··· Materials provided ···

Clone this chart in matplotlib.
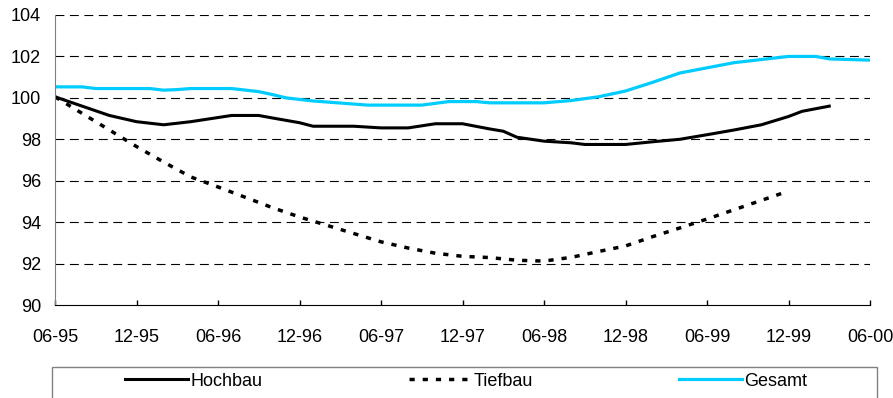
import matplotlib
matplotlib.use("Agg")
import matplotlib.pyplot as plt
from matplotlib.patches import Rectangle
from matplotlib.lines import Line2D

plt.rcParams['font.family'] = ['Liberation Sans', 'DejaVu Sans']

# months after 06-95
tick_labels = ['06-95', '12-95', '06-96', '12-96', '06-97', '12-97',
               '06-98', '12-98', '06-99', '12-99', '06-00']

hoch_m = [0, 2, 4, 6, 8, 10, 12, 13, 15, 16, 18, 19, 22, 24, 26, 28, 30,
          32, 33, 34, 36, 38, 39, 42, 44, 46, 48, 50, 52, 54, 55, 57]
hoch_v = [100.05, 99.6, 99.15, 98.85, 98.7, 98.85, 99.05, 99.15, 99.15, 99.03,
          98.8, 98.63, 98.63, 98.55, 98.55, 98.75, 98.75, 98.5, 98.39, 98.1,
          97.91, 97.83, 97.75, 97.75, 97.88, 98.0, 98.22, 98.45, 98.7, 99.1,
          99.35, 99.6]

tief_m = [0, 2, 4, 6, 8, 10, 12, 14, 16, 18, 20, 22, 24, 26, 28, 30, 32,
          34, 36, 38, 40, 42, 44, 46, 48, 50, 52, 54]
tief_v = [100.05, 99.25, 98.45, 97.65, 96.9, 96.18, 95.7, 95.2, 94.7, 94.25,
          93.85, 93.45, 93.05, 92.75, 92.5, 92.35, 92.29, 92.16, 92.12, 92.3,
          92.58, 92.85, 93.3, 93.72, 94.15, 94.6, 95.05, 95.5]

ges_m = [0, 2, 3, 7, 8, 9, 10, 13, 15, 16, 17, 19, 21, 23, 27, 29, 31, 32,
         36, 38, 40, 42, 44, 46, 48, 50, 52, 54, 56, 57, 60]
ges_v = [100.53, 100.53, 100.45, 100.45, 100.37, 100.4, 100.45, 100.45, 100.3,
         100.16, 100.0, 99.85, 99.75, 99.65, 99.65, 99.82, 99.82, 99.76, 99.76,
         99.87, 100.05, 100.33, 100.75, 101.2, 101.45, 101.7, 101.85, 102.0,
         102.0, 101.88, 101.82]

W, H = 893, 398
fig = plt.figure(figsize=(W / 100, H / 100), dpi=100)
ax = fig.add_axes([55 / W, 1 - 305 / H, (870 - 55) / W, (305 - 15) / H])

dots = (0, (1.5, 2.3))
ax.plot(hoch_m, hoch_v, color='black', lw=2.2, solid_joinstyle='round')
ax.plot(tief_m, tief_v, color='black', lw=2.5, linestyle=dots)
ax.plot(ges_m, ges_v, color='#00CCFF', lw=2.3, solid_joinstyle='round')

ax.set_xlim(0, 60)
ax.set_ylim(90, 104)
ax.set_xticks(range(0, 61, 6))
ax.set_xticklabels(tick_labels)
ax.set_yticks(range(90, 105, 2))
ax.tick_params(axis='x', direction='in', length=3.6, width=1, pad=17, labelsize=13)
ax.tick_params(axis='y', length=0, pad=10, labelsize=13)

for y in range(92, 105, 2):
    ax.axhline(y, color='black', lw=0.8, linestyle=(0, (8, 5)), zorder=0)

for s in ['top', 'right']:
    ax.spines[s].set_visible(False)
ax.spines['left'].set_color('#808080')
ax.spines['bottom'].set_color('black')

# legend box (cut off by the bottom of the figure)
fig.patches.append(Rectangle((52 / W, 1 - 420 / H), (877 - 52) / W, (420 - 367) / H,
                             transform=fig.transFigure, facecolor='white',
                             edgecolor='#808080', lw=1))

entries = [
    (125, Line2D([], [], color='black', lw=2.2), 'Hochbau'),
    (409, Line2D([], [], color='black', lw=2.5, linestyle=dots), 'Tiefbau'),
    (679, Line2D([], [], color='#00CCFF', lw=2.3), 'Gesamt'),
]
for x0, h, lab in entries:
    fig.legend([h], [lab], loc='center left', bbox_to_anchor=(x0 / W, 1 - 381 / H),
               frameon=False, fontsize=13, handlelength=3.5, handletextpad=0.1,
               borderpad=0, borderaxespad=0)

fig.savefig('out.png', dpi=100)
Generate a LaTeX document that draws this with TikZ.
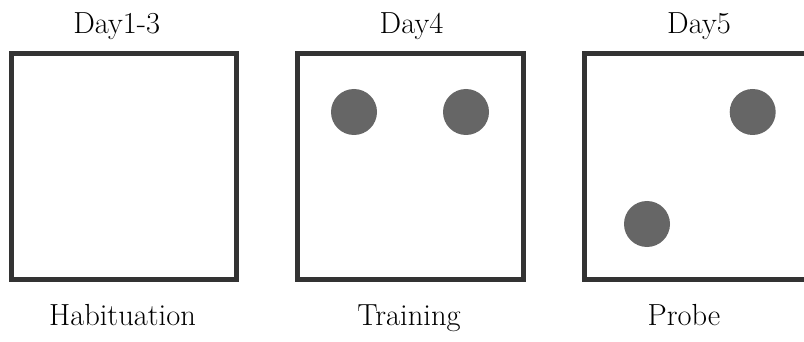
\documentclass[tikz,border=0pt]{standalone}
\usepackage{fontspec}
\definecolor{framec}{HTML}{333333}
\definecolor{dotc}{HTML}{666666}
\begin{document}
\begin{tikzpicture}[x=1pt,y=-1pt,
  arena/.style={draw=framec,line width=5pt,fill=white},
  obj/.style={circle,fill=dotc,minimum size=46pt,inner sep=0pt},
  lbl/.style={font=\rmfamily\fontsize{30.5}{36}\selectfont,anchor=base,inner sep=0pt}]
\useasboundingbox (0,0) rectangle (804,342);
\clip (0,0) rectangle (804,342);
\fill[white] (0,0) rectangle (804,342);
% arenas
\draw[arena] (11.5,53.5) rectangle (236.5,279);
\draw[arena] (297.5,53.5) rectangle (523,279);
\draw[arena] (584,53.5) rectangle (809,279);
% objects
\node[obj] (a) at (354,112) {};
\node[obj] (b) at (466,112) {};
\node[obj] (c) at (752.7,112) {};
\node[obj] (d) at (647,224) {};
% labels
\node[lbl] (t1) at (116.7,33.3) {Day1-3};
\node[lbl] (t2) at (411.5,33.3) {Day4};
\node[lbl] (t3) at (699,33.3) {Day5};
\node[lbl] (b1) at (122.5,325.7) {Habituation};
\node[lbl] (b2) at (409,325.7) {Training};
\node[lbl] (b3) at (684,325.7) {Probe};
\end{tikzpicture}
\end{document}
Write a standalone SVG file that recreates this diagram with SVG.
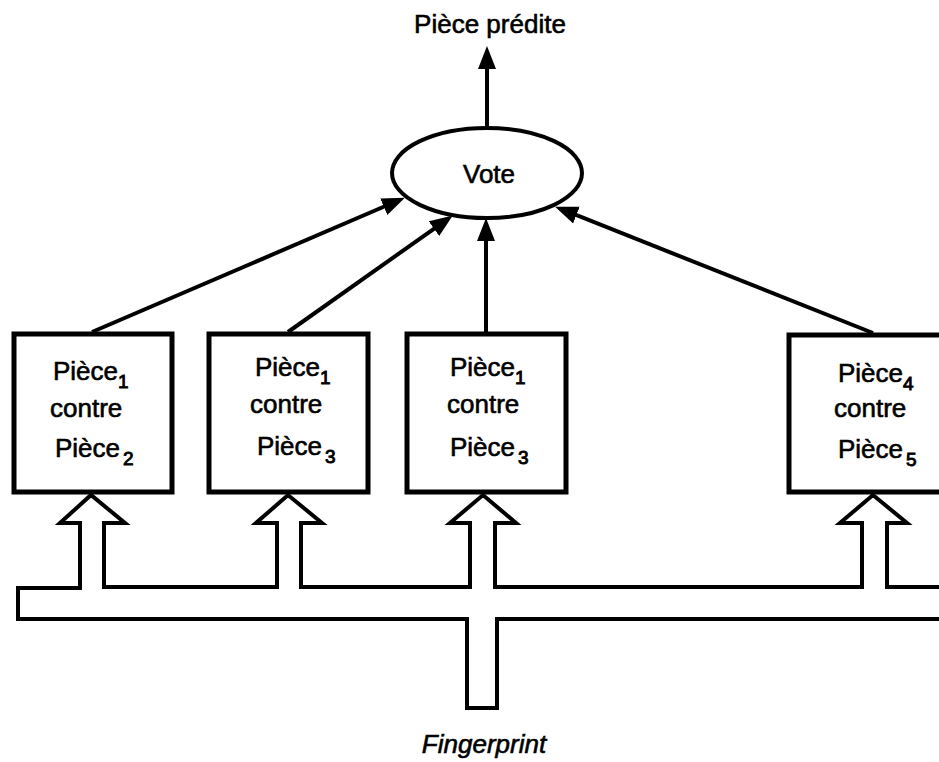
<svg xmlns="http://www.w3.org/2000/svg" width="939" height="762" viewBox="0 0 939 762">
<style>
.t{font-family:"Liberation Sans",Arial,sans-serif;font-size:26px;fill:#000;stroke:#000;stroke-width:0.6px}
.s{font-size:19px;stroke-width:0.9px}
.box{fill:#fff;stroke:#000;stroke-width:5}
.ln{fill:none;stroke:#000;stroke-width:4}
.bus{fill:none;stroke:#000;stroke-width:4;stroke-linejoin:miter}
</style>
<defs>
<marker id="ah" markerUnits="userSpaceOnUse" markerWidth="26" markerHeight="20" refX="12" refY="9" orient="auto">
<path d="M0,0 L23,9 L0,18 z" fill="#000"/>
</marker>
</defs>
<rect width="939" height="762" fill="#fff"/>
<g id="connectors">
<line class="ln" x1="487" y1="128" x2="487" y2="57" marker-end="url(#ah)"/>
<line class="ln" x1="92" y1="332" x2="394.8" y2="202" marker-end="url(#ah)"/>
<line class="ln" x1="288" y1="332" x2="443.8" y2="221.8" marker-end="url(#ah)"/>
<line class="ln" x1="486" y1="332" x2="486" y2="229" marker-end="url(#ah)"/>
<line class="ln" x1="873" y1="333" x2="565.3" y2="210.7" marker-end="url(#ah)"/>
<path class="bus" d="M18,588 L80,588 L80,523 L60,523 L91,495 L125,523 L104,523 L104,587 L277,587 L277,523 L256,523 L288,495 L322,523 L301,523 L301,587 L470,587 L470,523 L450,523 L483,495 L516,523 L495,523 L495,587 L862,587 L862,523 L840,523 L873,495 L907,523 L887,523 L887,587 L945,587"/>
<path class="bus" d="M18,586 L18,619 L467,619 L467,708 L497,708 L497,619 L945,619"/>
</g>
<g id="output-label">
<text class="t" x="490" y="33" text-anchor="middle">Pièce prédite</text>
</g>
<g id="vote">
<ellipse cx="487" cy="173" rx="95" ry="45" fill="#fff" stroke="#000" stroke-width="4"/>
<text class="t" x="489" y="183" text-anchor="middle">Vote</text>
</g>
<g id="box1">
<rect class="box" x="14" y="334" width="158" height="158"/>
<text class="t" x="53" y="380">Pièce<tspan class="s" dy="8">1</tspan></text>
<text class="t" x="50" y="417">contre</text>
<text class="t" x="55" y="457">Pièce<tspan class="s" dx="3" dy="8">2</tspan></text>
</g>
<g id="box2">
<rect class="box" x="209" y="334" width="159" height="158"/>
<text class="t" x="255" y="376">Pièce<tspan class="s" dy="8">1</tspan></text>
<text class="t" x="250" y="413">contre</text>
<text class="t" x="257" y="455">Pièce<tspan class="s" dx="3" dy="8">3</tspan></text>
</g>
<g id="box3">
<rect class="box" x="407" y="334" width="159" height="158"/>
<text class="t" x="450" y="376">Pièce<tspan class="s" dy="8">1</tspan></text>
<text class="t" x="447" y="413">contre</text>
<text class="t" x="450" y="456">Pièce<tspan class="s" dx="3" dy="8">3</tspan></text>
</g>
<g id="box4">
<rect class="box" x="789" y="335" width="170" height="157"/>
<text class="t" x="838" y="382">Pièce<tspan class="s" dy="8">4</tspan></text>
<text class="t" x="834" y="417">contre</text>
<text class="t" x="838" y="458">Pièce<tspan class="s" dx="3" dy="8">5</tspan></text>
</g>
<g id="input-label">
<text class="t" x="484" y="753" text-anchor="middle" font-style="italic" font-size="24">Fingerprint</text>
</g>
</svg>
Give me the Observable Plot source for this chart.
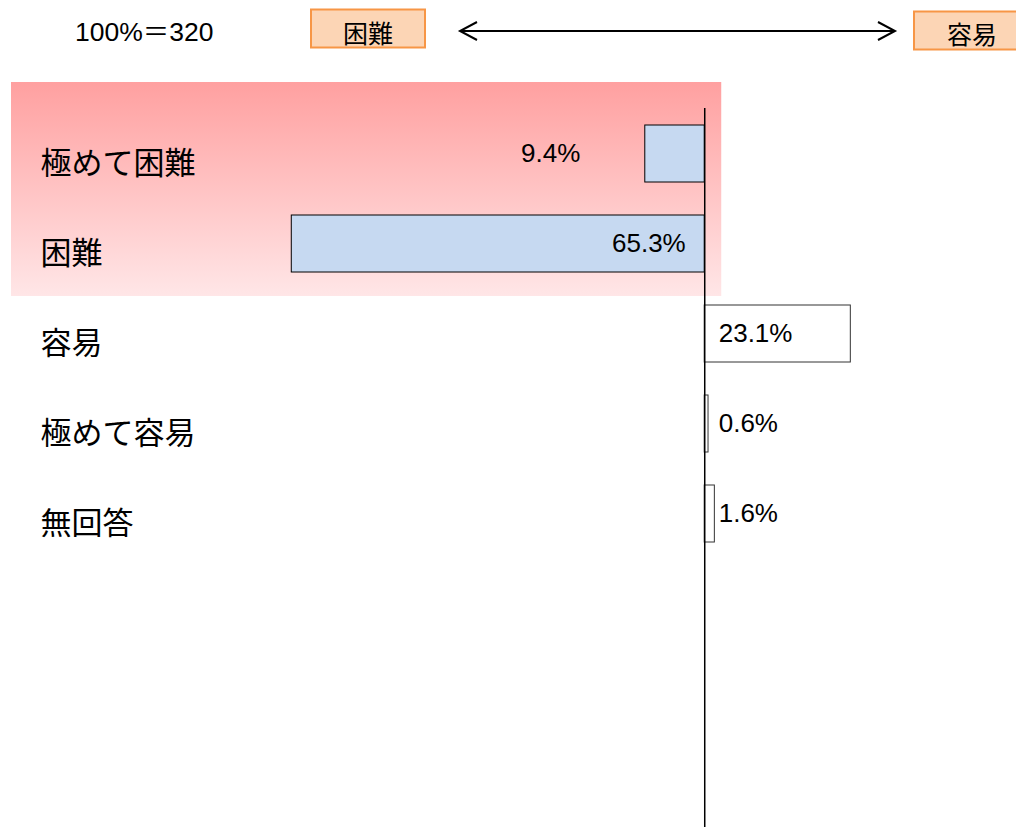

···

* **What is being asked**
Count the lines of the data that include the string "matplotlib", and give only that number.

* **Solution to the problem**
6